A spectacular result, the ​​Analytic Class Number Formula​​, connects the behavior of this analytic object at the single point $s=1$ to the fundamental algebraic and geometric invariants of the field:

$\lim_{s \to 1} (s-1)\zeta_K(s) = \frac{2^{r_1}(2\pi)^{r_2} h_K R_K}{w_K \sqrt{|d_K|}}$

Look at that magnificent formula! On the right side, we have the class number $h_K$, the regulator $R_K$ (the "volume" of the unit group), the discriminant $d_K$, and the number of roots of unity $w_K$. And leading the charge is the constant $2^{r_1}(2\pi)^{r_2}$, determined entirely by the signature. This formula tells us that all these seemingly disparate properties are deeply interwoven, and the signature is a crucial part of the connecting thread.

This connection allows us to make striking predictions. Imagine, as a hypothetical exercise, two cubic fields. One is totally real with signature $(3,0)$, and the other has a complex twist with signature $(1,1)$. Let's assume they are "matched" in every other way—same class number, same discriminant magnitude, and same residue for their zeta functions at $s=1$. How would their internal unit structures, measured by their regulators $R_K$, compare? By equating their analytic class number formulas, we find that the regulators are not equal. Instead, they are related by a beautifully clean constant: $\frac{R_{K_{\mathrm{tr}}}}{R_{K_{\mathrm{cx}}}} = \frac{\pi}{2}$. The presence of a single pair of complex embeddings fundamentally alters the "volume" of the units in a precise, quantifiable way, a fact revealed only through this deep analytic lens.
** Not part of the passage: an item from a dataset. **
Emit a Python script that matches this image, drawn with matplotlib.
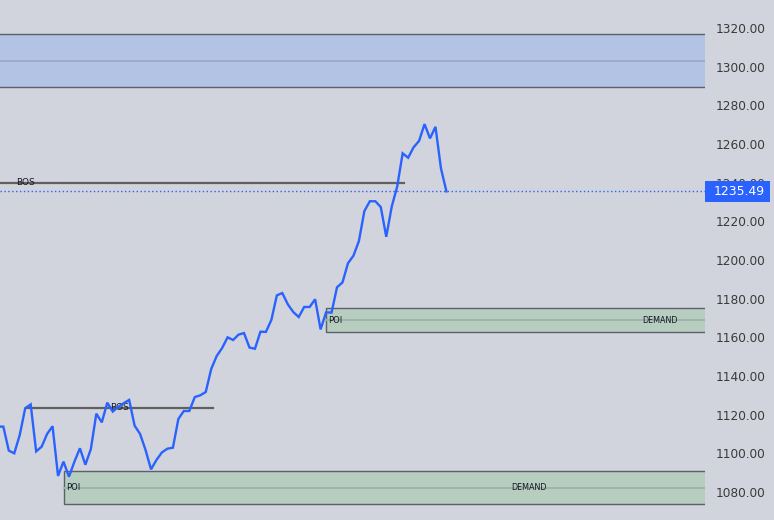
import numpy as np
import matplotlib
matplotlib.use('Agg')
import matplotlib.pyplot as plt
from matplotlib.patches import Rectangle
from matplotlib.transforms import blended_transform_factory

# ---------- données ----------
price = [1113.8, 1113.8, 1101.4, 1100.0, 1109.5, 1123.3, 1125.3, 1101.0, 1103.4, 1110.0,
         1114.0, 1088.3, 1095.7, 1087.9, 1095.7, 1102.6, 1094.1, 1102.2, 1120.5, 1116.0,
         1126.2, 1121.6, 1124.0, 1125.9, 1127.6, 1114.3, 1110.0, 1101.7, 1091.7, 1096.6,
         1100.5, 1102.4, 1102.9, 1117.8, 1121.9, 1121.9, 1129.1, 1130.0, 1131.7, 1143.6,
         1150.3, 1154.5, 1160.0, 1158.6, 1161.4, 1162.2, 1154.7, 1154.1, 1162.9, 1162.8,
         1169.0, 1181.7, 1182.9, 1177.1, 1173.1, 1170.5, 1175.7, 1175.7, 1179.7, 1164.1,
         1172.9, 1172.8, 1185.9, 1188.4, 1198.3, 1202.2, 1209.8, 1225.3, 1230.4, 1230.4,
         1227.4, 1212.0, 1227.6, 1238.0, 1255.2, 1252.9, 1258.3, 1261.6, 1270.3, 1262.9,
         1268.9, 1247.4, 1235.49]
last_price = 1235.49

# zones : (x0, x1, bas, haut)
supply_zone = (-100, 182, 1289.5, 1316.9)
demand_zones = [(60.05, 182, 1162.6, 1175.0),
                (12.15, 182, 1073.6, 1090.7)]
# BOS : (x0, x1, niveau)
bos_lines = [(-64.1, 74.2, 1240.0),
             (5.2, 39.3, 1123.6)]
yticks = list(range(1080, 1321, 20))

# ---------- style ----------
BG = '#d1d4dc'
BLUE = '#2962ff'
EDGE = '#5d606b'
SUP_FILL, SUP_MID = '#b2c3e3', '#9cabcb'
DEM_FILL, DEM_MID = '#b6cdc0', '#a0b5a9'

fig = plt.figure(figsize=(7.74, 5.20), dpi=100, facecolor=BG)
ax = fig.add_axes([0, 0, 705 / 774, 1])
ax.set_facecolor(BG)
for s in ax.spines.values():
    s.set_visible(False)

x = np.arange(len(price))
ax.set_xlim(0.391, 129.27)
ax.set_ylim(1065.5, 1334.5)


def zone(x0, x1, lo, hi, fill, mid):
    ax.add_patch(Rectangle((x0, lo), x1 - x0, hi - lo, facecolor=fill,
                           edgecolor=EDGE, lw=1.0, zorder=1))
    ax.plot([x0, x1], [(lo + hi) / 2] * 2, color=mid, lw=1.4, zorder=1.1)


x0, x1, lo, hi = supply_zone
zone(x0, x1, lo, hi, SUP_FILL, SUP_MID)
for x0, x1, lo, hi in demand_zones:
    zone(x0, x1, lo, hi, DEM_FILL, DEM_MID)
    yc = (lo + hi) / 2
    ax.text(x0 + 0.4, yc, 'POI', fontsize=6, color='#131722', va='center', ha='left', zorder=3)
    ax.text((x0 + x1) / 2, yc, 'DEMAND', fontsize=5.8, color='#131722',
            va='center', ha='center', zorder=3, clip_on=True)

for x0, x1, lvl in bos_lines:
    ax.plot([x0, x1], [lvl, lvl], color='#606060', lw=1.6, zorder=2)
    ax.text((x0 + x1) / 2, lvl, 'BOS', fontsize=6.5, color='#131722',
            va='center', ha='center', zorder=2.1, clip_on=True)

ax.axhline(last_price, color=BLUE, lw=1.0, ls=(0, (1, 1.8)), zorder=2)
ax.plot(x, price, color=BLUE, lw=1.7, zorder=4, solid_joinstyle='miter')

ax.set_xticks([])
ax.yaxis.tick_right()
ax.set_yticks(yticks)
ax.set_yticklabels([f'{v:.2f}' for v in yticks])
ax.tick_params(axis='y', length=0, pad=7.5, labelsize=8.7, labelcolor='#3a3a3a')
for lab in ax.get_yticklabels():
    lab.set_horizontalalignment('left')

# étiquette du dernier prix (masque en partie le libellé 1240.00, comme la réf)
tr = blended_transform_factory(ax.transAxes, ax.transData)
half = 10.35 / 1.9333
ax.add_patch(Rectangle((1.0, last_price - half), 65 / 705, 2 * half, transform=tr,
                       facecolor=BLUE, edgecolor='none', clip_on=False, zorder=10))
ax.text(1 + 34 / 705, last_price, f'{last_price:.2f}', transform=tr, color='white',
        fontsize=8.9, va='center', ha='center', clip_on=False, zorder=11)

fig.savefig('out.png', dpi=100, facecolor=BG)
The story gets even more astonishing when we look at the zeros of the zeta function. The function $\zeta_K(s)$ has zeros at certain negative integers, known as the "trivial zeros." Their existence is forced by a deep symmetry of the completed zeta function, which connects its values at $s$ and $1-s$. The poles of the gamma function factors in this completed function must be canceled by zeros of $\zeta_K(s)$. The pattern of these zeros is governed, with breathtaking precision, by the signature:

• At negative even integers ($-2, -4, \dots$), $\zeta_K(s)$ has a zero of multiplicity $r_1+r_2$.
• At negative odd integers ($-1, -3, \dots$), $\zeta_K(s)$ has a zero of multiplicity $r_2$.

And the most beautiful note in this symphony? At $s=0$, the order of $\zeta_K(s)$ (which can be a zero or a pole) is exactly $r_1+r_2-1$. This is precisely the rank of the group of units! An algebraic property—the number of fundamental units—is perfectly mirrored by an analytic property at a single point of a complex function. This is the kind of profound unity that mathematicians live for, a sign that we are looking at a deep and coherent piece of reality.

Finally, even in the "big picture" asymptotics, the signature plays a role. The ​​Brauer-Siegel Theorem​​ describes the behavior of the product $h_K R_K$ for families of fields with ever-larger discriminants. It states that on a logarithmic scale, this quantity grows like $\log\sqrt{|d_K|}$. The signature-dependent factors from the analytic class number formula become part of the lower-order "error" term in this grand asymptotic law, showing us that while the discriminant's size is the dominant force in the long run, the signature provides the crucial details for any specific field.

From the humble task of counting unit rank to shaping geometric bounds and starring in the most profound formulas of analytic number theory, the signature $(r_1, r_2)$ is one of the most powerful and unifying concepts in the study of numbers. It is a testament to the fact that in mathematics, the simplest questions—how many ways can a number system be embedded into our familiar reals and complexes?—often lead to the deepest and most beautiful answers.